Martian Mathematics strives to avoid the uninspiring arithmetic still popular in American public schools today. We also avoid the silly long-way-around techniques associated with common core math. Our system starts with skip counting, but not like you see in a standard first and second grade curriculum. For example, when we skip count in fives, we don’t only cover the usual sequence:  0, 5, 10, 15, 20, etc. Instead, we use something called the five’s conjugate. If you count to six on your fingers and then close your left hand into a fist, then six becomes one. The five’s conjugate of six is one.

We can then skip count by fives starting at one or six:
1, 6, 11, 16, 21, 26, etc.

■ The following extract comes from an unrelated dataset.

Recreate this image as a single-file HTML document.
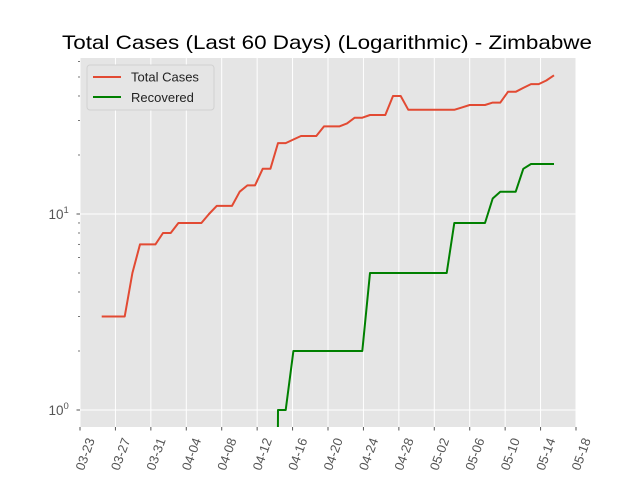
<!DOCTYPE html>
<html><head><meta charset="utf-8"><style>
html,body{margin:0;padding:0;background:#fff;overflow:hidden;width:640px;height:480px;}
svg{display:block;font-family:"Liberation Sans","DejaVu Sans",sans-serif;}
</style></head><body>
<svg id="chart" width="640" height="480" viewBox="0 0 640 480">
<text x="327" y="49" text-anchor="middle" font-size="19.5" fill="#000" textLength="530" lengthAdjust="spacingAndGlyphs">Total Cases (Last 60 Days) (Logarithmic) - Zimbabwe</text>
<rect x="80" y="58" width="496" height="369" fill="#e5e5e5"/>
<g id="grid"></g><g id="series"></g><g id="axes"></g>
<g>
<rect x="87" y="65" width="127" height="45" rx="3" fill="#e5e5e5" stroke="#cccccc" stroke-opacity="0.8"/>
<line x1="93" y1="77" x2="121" y2="77" stroke="#E24A33" stroke-width="2"/>
<text x="131" y="81.5" font-size="13" fill="#222">Total Cases</text>
<line x1="93" y1="97" x2="121" y2="97" stroke="#008000" stroke-width="2"/>
<text x="131" y="102" font-size="13" fill="#222">Recovered</text>
</g>
</svg>
<script>
const totalCases=[3,3,3,3,5,7,7,7,8,8,9,9,9,9,10,11,11,11,13,14,14,17,17,23,23,24,25,25,25,28,28,28,29,31,31,32,32,32,40,40,34,34,34,34,34,34,34,35,36,36,36,37,37,42,42,44,46,46,48,51];
const recovered=[0,0,0,0,0,0,0,0,0,0,0,0,0,0,0,0,0,0,0,0,0,0,0,1,1,2,2,2,2,2,2,2,2,2,2,5,5,5,5,5,5,5,5,5,5,5,9,9,9,9,9,12,13,13,13,17,18,18,18,18];
const xTickLabels=["03-23","03-27","03-31","04-04","04-08","04-12","04-16","04-20","04-24","04-28","05-02","05-06","05-10","05-14","05-18"];
const yMajorTicks=[1,10];
const yMinorTicks=[2,3,4,5,6,7,8,9,20,30,40,50,60];
const NS="http://www.w3.org/2000/svg";
const L=80,R=576,T=58,B=427;
const yMin=0.819,yMax=62.5;
function xScale(i){return 101.7+i*7.666;}
function yScale(v){const lv=Math.log10(Math.max(v,1e-6));const lo=Math.log10(yMin),hi=Math.log10(yMax);return B-(lv-lo)/(hi-lo)*(B-T);}
function mk(tag,attrs,parent){const e=document.createElementNS(NS,tag);for(const k in attrs)e.setAttribute(k,attrs[k]);parent.appendChild(e);return e;}
const grid=document.getElementById('grid'),axes=document.getElementById('axes'),series=document.getElementById('series');
xTickLabels.forEach((lab,k)=>{
 const x=L+k*(R-L)/(xTickLabels.length-1);
 const g=mk('line',{x1:x,y1:T,x2:x,y2:B,stroke:'#fff','stroke-width':1},grid);
 
 
 const t=mk('line',{x1:x,y1:B,x2:x,y2:B+3.5,stroke:'#555','stroke-width':1},axes);
 
 
 const tx=mk('text',{x:0,y:0,'font-size':13,fill:'#555','text-anchor':'end',transform:`translate(${x+15},${B+13}) rotate(-70)`},axes);
 tx.textContent=lab;
 
 
});
yMajorTicks.forEach(v=>{
 const y=yScale(v);
 const g=mk('line',{x1:L,y1:y,x2:R,y2:y,stroke:'#fff','stroke-width':1},grid);
 
 
 const t=mk('line',{x1:L-3.5,y1:y,x2:L,y2:y,stroke:'#555','stroke-width':1},axes);
 
 
 const tx=mk('text',{x:63.5,y:y+5,'font-size':13.5,fill:'#555','text-anchor':'end'},axes);
 tx.textContent='10';
 
 
 const sp=mk('text',{x:63.5,y:y-1,'font-size':9.5,fill:'#555','text-anchor':'start'},axes);
 sp.textContent=String(Math.round(Math.log10(v)));
 
 
});
yMinorTicks.forEach(v=>{
 const y=yScale(v);if(y<T||y>B)return;
 const t=mk('line',{x1:L-2,y1:y,x2:L,y2:y,stroke:'#555','stroke-width':0.8},axes);
 
 
});
const clip=mk('clipPath',{id:'pc'},series);
mk('rect',{x:L,y:T,width:R-L,height:B-T},clip);
function draw(arr,color,name){
 const pts=arr.map((v,i)=>`${xScale(i).toFixed(1)},${(v>0?yScale(v):2000).toFixed(1)}`).join(' ');
 const p=mk('polyline',{points:pts,fill:'none',stroke:color,'stroke-width':2,'stroke-linejoin':'round','clip-path':'url(#pc)'},series);
 
 
}
draw(totalCases,'#E24A33','total-cases-line');
draw(recovered,'#008000','recovered-line');
</script>
</body></html>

Similarly, if you count to seven on your fingers and close your left hand into a fist again, then seven becomes two. The five’s conjugate of seven is two. Skip counting in fives starting at two or seven simply repeats these conjugate pairs: 2, 7, 12, 17, 22, 27, etc. You only have to continue this two more times up to nine, and you can skip count by fives from any number, which means you can also add or subtract five to any number. For example, 1876 + 5 = 1881. Knowing the five’s conjugate of just four numbers allows you to add five to any number. This is one of our signature techniques that you won’t find anywhere else.

But that’s not all we have to offer. There is also the telephone sequence, which allows students to easily add or subtract three and seven from any number, and much more. By the end of Level 1, your students will be able to add and subtract any single-digit number to any number, including four- and five-digit numbers, in their head. Unlike other math courses, we don’t postpone multiplication and division. We start with those in lesson 8, and the skip counting approach lends itself naturally to understanding the rules of divisibility—a topic usually addressed in fourth through sixth grade. By the end of Level 5, students will be ready for algebra and Euclidean geometry. The mathematical skills your students learn here are applicable in all technical fields from physics and engineering to computer science as well as the social sciences and business school.